- Task statement
Without the pictures, set down every line of the data exactly.

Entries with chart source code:
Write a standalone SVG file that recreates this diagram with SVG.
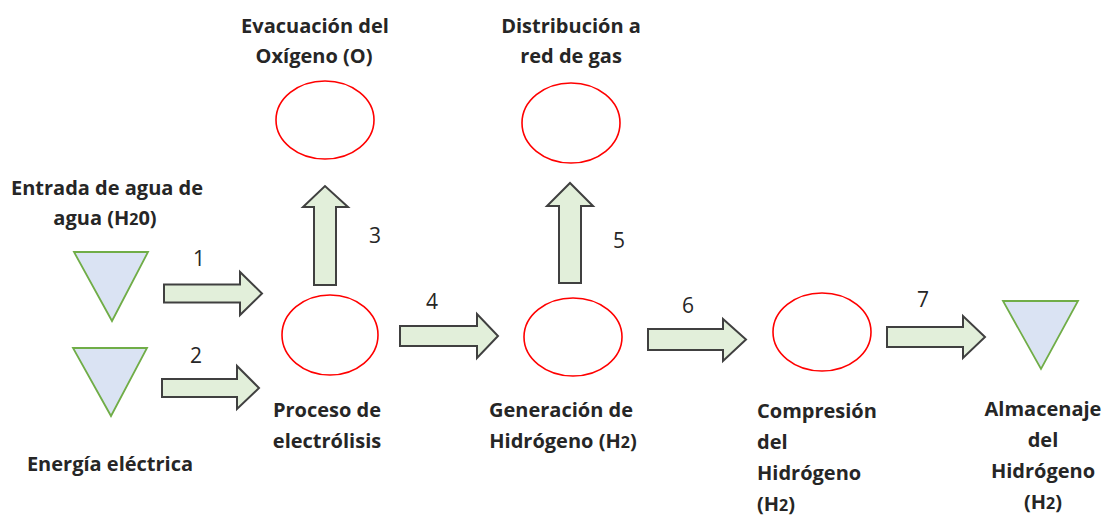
<svg xmlns="http://www.w3.org/2000/svg" width="1102" height="516" viewBox="0 0 1102 516">
<style>
  .lbl { font-family: "Open Sans", "Liberation Sans", sans-serif; font-weight: bold; font-size: 20px; fill: #262626; }
  .num { font-family: "Open Sans", "Liberation Sans", sans-serif; font-size: 21px; fill: #262626; text-anchor: middle; }
  .c { text-anchor: middle; }
  .proc { fill: #ffffff; stroke: #ff0000; stroke-width: 1.6; }
  .tank { fill: #dae3f3; stroke: #70ad47; stroke-width: 1.8; stroke-linejoin: miter; }
  .arr { fill: #e2efda; stroke: #404040; stroke-width: 2; stroke-linejoin: miter; }
  .sub { font-size: 16px; }
</style>
<rect width="1102" height="516" fill="#ffffff"/>

<g id="connectors">
  <polygon class="arr" points="164,284.5 240,284.5 240,272 262,293.5 240,315 240,302.5 164,302.5"/>
  <polygon class="arr" points="162,379 237,379 237,366 259,388 237,409 237,397 162,397"/>
  <polygon class="arr" points="314,285 314,207 303,207 325,186 348,207 336,207 336,285"/>
  <polygon class="arr" points="400,326 477,326 477,314 498,336 477,358 477,346 400,346"/>
  <polygon class="arr" points="559,283 559,206 547,206 570,183 593,206 581,206 581,283"/>
  <polygon class="arr" points="648,329 723,329 723,319 746,339.5 723,361 723,350 648,350"/>
  <polygon class="arr" points="887,327 963,327 963,316 985,337 963,358 963,347 887,347"/>
  <text class="num" x="199" y="266">1</text>
  <text class="num" x="196" y="363">2</text>
  <text class="num" x="375" y="243">3</text>
  <text class="num" x="432" y="309">4</text>
  <text class="num" x="619" y="248">5</text>
  <text class="num" x="688" y="313">6</text>
  <text class="num" x="923" y="307">7</text>
</g>

<g id="entrada-agua">
  <polygon class="tank" points="74,252 148,252 112,321"/>
  <text class="lbl c" x="107" y="195">Entrada de agua de</text>
  <text class="lbl c" x="105" y="225">agua (H<tspan class="sub">2</tspan>0)</text>
</g>

<g id="energia-electrica">
  <polygon class="tank" points="73,348 147,348 111,416"/>
  <text class="lbl c" x="110" y="471">Energía eléctrica</text>
</g>

<g id="proceso-electrolisis">
  <ellipse class="proc" cx="330" cy="335" rx="48" ry="40"/>
  <text class="lbl c" x="327" y="417">Proceso de</text>
  <text class="lbl c" x="327" y="448">electrólisis</text>
</g>

<g id="evacuacion-oxigeno">
  <ellipse class="proc" cx="325" cy="120" rx="49" ry="39"/>
  <text class="lbl c" x="315" y="33">Evacuación del</text>
  <text class="lbl c" x="314" y="63">Oxígeno (O)</text>
</g>

<g id="generacion-hidrogeno">
  <ellipse class="proc" cx="573" cy="337" rx="49" ry="39"/>
  <text class="lbl c" x="561" y="417">Generación de</text>
  <text class="lbl c" x="563" y="448">Hidrógeno (H<tspan class="sub">2</tspan>)</text>
</g>

<g id="distribucion-red">
  <ellipse class="proc" cx="571" cy="123" rx="49" ry="40"/>
  <text class="lbl c" x="571" y="33">Distribución a</text>
  <text class="lbl c" x="571" y="63">red de gas</text>
</g>

<g id="compresion-hidrogeno">
  <ellipse class="proc" cx="822" cy="332" rx="49" ry="39"/>
  <text class="lbl" x="757" y="418">Compresión</text>
  <text class="lbl" x="757" y="449">del</text>
  <text class="lbl" x="757" y="480">Hidrógeno</text>
  <text class="lbl" x="757" y="511">(H<tspan class="sub">2</tspan>)</text>
</g>

<g id="almacenaje-hidrogeno">
  <polygon class="tank" points="1003,301 1078,301 1041,369"/>
  <text class="lbl c" x="1043" y="416">Almacenaje</text>
  <text class="lbl c" x="1043" y="447">del</text>
  <text class="lbl c" x="1043" y="478">Hidrógeno</text>
  <text class="lbl c" x="1043" y="509">(H<tspan class="sub">2</tspan>)</text>
</g>
</svg>
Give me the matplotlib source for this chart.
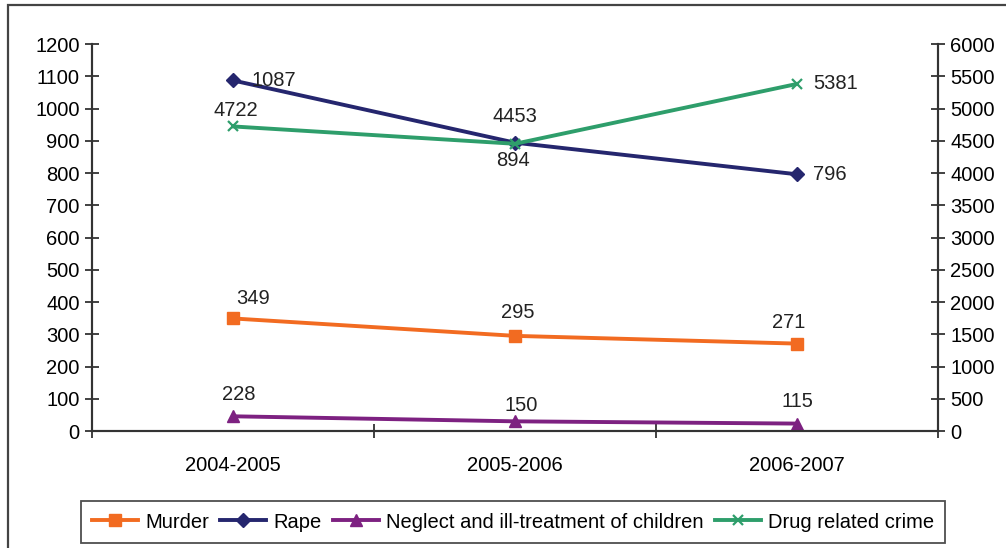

- Exercise result
Write a standalone SVG file that recreates this diagram with SVG.
<svg xmlns="http://www.w3.org/2000/svg" width="1102" height="516" viewBox="0 0 1102 516">
<style>
  .lbl { font-family: "Open Sans", "Liberation Sans", sans-serif; font-weight: bold; font-size: 20px; fill: #262626; }
  .num { font-family: "Open Sans", "Liberation Sans", sans-serif; font-size: 21px; fill: #262626; text-anchor: middle; }
  .c { text-anchor: middle; }
  .proc { fill: #ffffff; stroke: #ff0000; stroke-width: 1.6; }
  .tank { fill: #dae3f3; stroke: #70ad47; stroke-width: 1.8; stroke-linejoin: miter; }
  .arr { fill: #e2efda; stroke: #404040; stroke-width: 2; stroke-linejoin: miter; }
  .sub { font-size: 16px; }
</style>
<rect width="1102" height="516" fill="#ffffff"/>

<g id="connectors">
  <polygon class="arr" points="164,284.5 240,284.5 240,272 262,293.5 240,315 240,302.5 164,302.5"/>
  <polygon class="arr" points="162,379 237,379 237,366 259,388 237,409 237,397 162,397"/>
  <polygon class="arr" points="314,285 314,207 303,207 325,186 348,207 336,207 336,285"/>
  <polygon class="arr" points="400,326 477,326 477,314 498,336 477,358 477,346 400,346"/>
  <polygon class="arr" points="559,283 559,206 547,206 570,183 593,206 581,206 581,283"/>
  <polygon class="arr" points="648,329 723,329 723,319 746,339.5 723,361 723,350 648,350"/>
  <polygon class="arr" points="887,327 963,327 963,316 985,337 963,358 963,347 887,347"/>
  <text class="num" x="199" y="266">1</text>
  <text class="num" x="196" y="363">2</text>
  <text class="num" x="375" y="243">3</text>
  <text class="num" x="432" y="309">4</text>
  <text class="num" x="619" y="248">5</text>
  <text class="num" x="688" y="313">6</text>
  <text class="num" x="923" y="307">7</text>
</g>

<g id="entrada-agua">
  <polygon class="tank" points="74,252 148,252 112,321"/>
  <text class="lbl c" x="107" y="195">Entrada de agua de</text>
  <text class="lbl c" x="105" y="225">agua (H<tspan class="sub">2</tspan>0)</text>
</g>

<g id="energia-electrica">
  <polygon class="tank" points="73,348 147,348 111,416"/>
  <text class="lbl c" x="110" y="471">Energía eléctrica</text>
</g>

<g id="proceso-electrolisis">
  <ellipse class="proc" cx="330" cy="335" rx="48" ry="40"/>
  <text class="lbl c" x="327" y="417">Proceso de</text>
  <text class="lbl c" x="327" y="448">electrólisis</text>
</g>

<g id="evacuacion-oxigeno">
  <ellipse class="proc" cx="325" cy="120" rx="49" ry="39"/>
  <text class="lbl c" x="315" y="33">Evacuación del</text>
  <text class="lbl c" x="314" y="63">Oxígeno (O)</text>
</g>

<g id="generacion-hidrogeno">
  <ellipse class="proc" cx="573" cy="337" rx="49" ry="39"/>
  <text class="lbl c" x="561" y="417">Generación de</text>
  <text class="lbl c" x="563" y="448">Hidrógeno (H<tspan class="sub">2</tspan>)</text>
</g>

<g id="distribucion-red">
  <ellipse class="proc" cx="571" cy="123" rx="49" ry="40"/>
  <text class="lbl c" x="571" y="33">Distribución a</text>
  <text class="lbl c" x="571" y="63">red de gas</text>
</g>

<g id="compresion-hidrogeno">
  <ellipse class="proc" cx="822" cy="332" rx="49" ry="39"/>
  <text class="lbl" x="757" y="418">Compresión</text>
  <text class="lbl" x="757" y="449">del</text>
  <text class="lbl" x="757" y="480">Hidrógeno</text>
  <text class="lbl" x="757" y="511">(H<tspan class="sub">2</tspan>)</text>
</g>

<g id="almacenaje-hidrogeno">
  <polygon class="tank" points="1003,301 1078,301 1041,369"/>
  <text class="lbl c" x="1043" y="416">Almacenaje</text>
  <text class="lbl c" x="1043" y="447">del</text>
  <text class="lbl c" x="1043" y="478">Hidrógeno</text>
  <text class="lbl c" x="1043" y="509">(H<tspan class="sub">2</tspan>)</text>
</g>
</svg>
Give me the matplotlib source for this chart.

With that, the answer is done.